Обсуждение резолюции Коминформбюро среди рядовых партийцев строилось по той же схеме, что и в среднем звене: каждый член партии должен был сформулировать свое отношение к резолюции, а твердые сторонники линии ЦК все это фиксировали. Это делалось неспроста. Как отметил 3 июля 1948 г. член ЦК КПЮ и первый секретарь ЦК КПХ Владимир Бакарич, «за всеми колеблющимися людьми нужно внимательно смотреть и прослеживать их поведение»77. Судя по всему, в ЦК КПЮ заранее предвидели, что эти записи могут потом пригодиться, и уже тогда взяли курс на выявление сторонников резолюции Коминформбюро и колеблющихся как потенциальной пятой колонны. С момента выхода резолюции и до середины 1960-х гг. они находились под наблюдением партийных органов и Управления госбезопасности (обычно называемого УДБой). По позднейшим данным, неоднократно приводившимся как в югославской, так и в советской и в российской литературе, с 1948 по 1963 г. было выявлено 55 663 человека, взятых под наблюдение78.

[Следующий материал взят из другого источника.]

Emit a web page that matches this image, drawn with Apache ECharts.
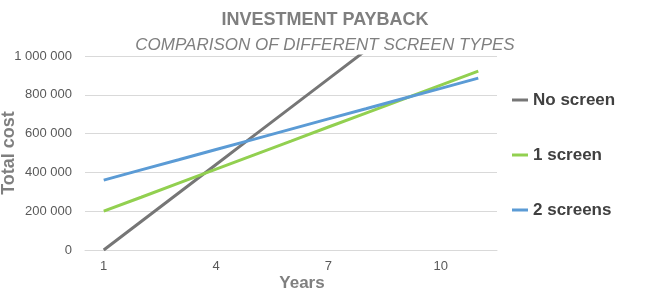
<!DOCTYPE html>
<html>
<head>
<meta charset="utf-8">
<script src="https://cdn.jsdelivr.net/npm/echarts@6/dist/echarts.min.js"></script>
<style>html,body{margin:0;padding:0;background:#fff;}#c{width:650px;height:300px;}</style>
</head>
<body>
<div id="c"></div>
<script>
const years = ['1','2','3','4','5','6','7','8','9','10','11'];
const noScreen = [0, 147000, 294000, 441000, 588000, 735000, 882000, 1029000, 1176000, 1323000, 1470000];
const oneScreen = [200000, 272000, 345000, 417000, 489000, 561000, 634000, 706000, 778000, 850000, 922000];
const twoScreens = [360000, 413000, 465000, 518000, 570000, 623000, 676000, 728000, 781000, 833000, 886000];
const seriesNames = ['No screen', '1 screen', '2 screens'];
const colors = ['#767676', '#92d050', '#5b9bd5'];

const font = '"Liberation Sans", Arial, sans-serif';
const chart = echarts.init(document.getElementById('c'), null, {renderer: 'canvas'});
chart.setOption({
  animation: false,
  color: colors,
  title: {
    text: 'INVESTMENT PAYBACK',
    subtext: 'COMPARISON OF DIFFERENT SCREEN TYPES',
    left: 'center',
    top: 6,
    itemGap: 8,
    textStyle: {fontFamily: font, fontSize: 18, fontWeight: 'bold', color: '#7f7f7f'},
    subtextStyle: {fontFamily: font, fontSize: 17, fontStyle: 'italic', color: '#7f7f7f'}
  },
  grid: {left: 85, right: 153, top: 56, bottom: 50, containLabel: false, outerBoundsMode: 'none'},
  legend: {
    orient: 'vertical',
    left: 507,
    top: 85,
    icon: 'rect',
    itemWidth: 16,
    itemHeight: 3,
    itemGap: 35,
    textStyle: {fontFamily: font, fontSize: 17, fontWeight: 'bold', color: '#404040', lineHeight: 20},
    data: seriesNames
  },
  xAxis: {
    type: 'category',
    data: years,
    boundaryGap: true,
    name: 'Years',
    nameLocation: 'middle',
    nameGap: 25,
    nameMoveOverlap: false,
    nameTextStyle: {fontFamily: font, fontSize: 17, fontWeight: 'bold', color: '#7f7f7f', padding: [0, 0, 0, 22]},
    axisLine: {lineStyle: {color: '#d9d9d9'}},
    axisTick: {show: false},
    axisLabel: {interval: 2, fontFamily: font, fontSize: 13, color: '#595959', margin: 10}
  },
  yAxis: {
    type: 'value',
    min: 0,
    max: 1000000,
    interval: 200000,
    name: 'Total cost',
    nameLocation: 'middle',
    nameRotate: 90,
    nameGap: 67,
    nameMoveOverlap: false,
    nameTextStyle: {fontFamily: font, fontSize: 18, fontWeight: 'bold', color: '#7f7f7f'},
    axisLine: {show: false},
    axisTick: {show: false},
    splitLine: {lineStyle: {color: '#d9d9d9'}},
    axisLabel: {
      fontFamily: font, fontSize: 13, color: '#595959', margin: 13,
      formatter: v => String(v).replace(/\B(?=(\d{3})+(?!\d))/g, ' ')
    }
  },
  series: [
    {name: seriesNames[0], type: 'line', data: noScreen, symbol: 'none', lineStyle: {width: 3}, clip: true},
    {name: seriesNames[1], type: 'line', data: oneScreen, symbol: 'none', lineStyle: {width: 3}},
    {name: seriesNames[2], type: 'line', data: twoScreens, symbol: 'none', lineStyle: {width: 3}}
  ]
});
</script>
</body>
</html>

В этой связи необходимо сказать несколько слов об одной ошибке, которая возникла в 1991 г. и с тех пор циркулирует в российской историографии. Ю.С. Гиренко, приведя число 55 663, ошибочно отнес всех этих людей к членам КПЮ и сравнил их с численностью партии на момент V съезда79. Его ошибку повторяют В. Гаврилов и Н. Васильева и коллектив монографии «Москва и Восточная Европа»80. Между тем, Драган Маркович, у которого Ю.С. Гиренко позаимствовал эти сведения, прямо пишет: «В период с 1948 г., когда обнародована Резолюция ИБ, и до 1963 г. органы внутренних дел Югославии зарегистрировали 55663 особы, которые различными способами поддерживали акцию Москвы и восточного лагеря против нашей страны»81. Поэтому сравнение Ю.С. Гиренко содержит двойную ошибку. Во-первых, основной массив учтенных информбюровцев сложился не ранее 1952 г. После этого рубежа список неблагонадежных лиц пополнялся очень медленно. Потому правильней было бы проводить сравнение числа информбюровцев с членами партии накануне VI съезда, прошедшего в ноябре 1952 г. Во-вторых, не все информбюровцы были членами КПЮ, среди них встречались беспартийные лица. В общей массе они составляли меньшинство, однако их удельный вес до сих пор никем не установлен. Например, в Черногории на протяжении 1948 г. за поддержку резолюции Информбюро были арестованы 53 члена партии и 20 беспартийных82. Потому такое сравнение, как у Ю.С. Гиренко, и вовсе недопустимо.

В качестве иллюстрации удельного веса информбюровцев в правящей партии приведем данные А.Ранковича, озвученные на заседании Политбюро ЦК КПЮ в сентябре 1950 г. С июня 1948 г. количество исключенных из партии за симпатии к Коминформу составило 2,07 % от общего числа членов КПЮ83. Поскольку активные репрессии продолжались еще свыше двух лет, это число нельзя считать итоговым.

По информации советских дипломатов уже 30 июня 1948 г. спецслужбы Югославии получили распоряжение, что те, кто выступает за Коминформбюро, должны быть арестованы84. Репрессии в отношении информбюровцев начали применяться постепенно с осени 1948 г. и усиливались по мере углубления советско-югославского конфликта.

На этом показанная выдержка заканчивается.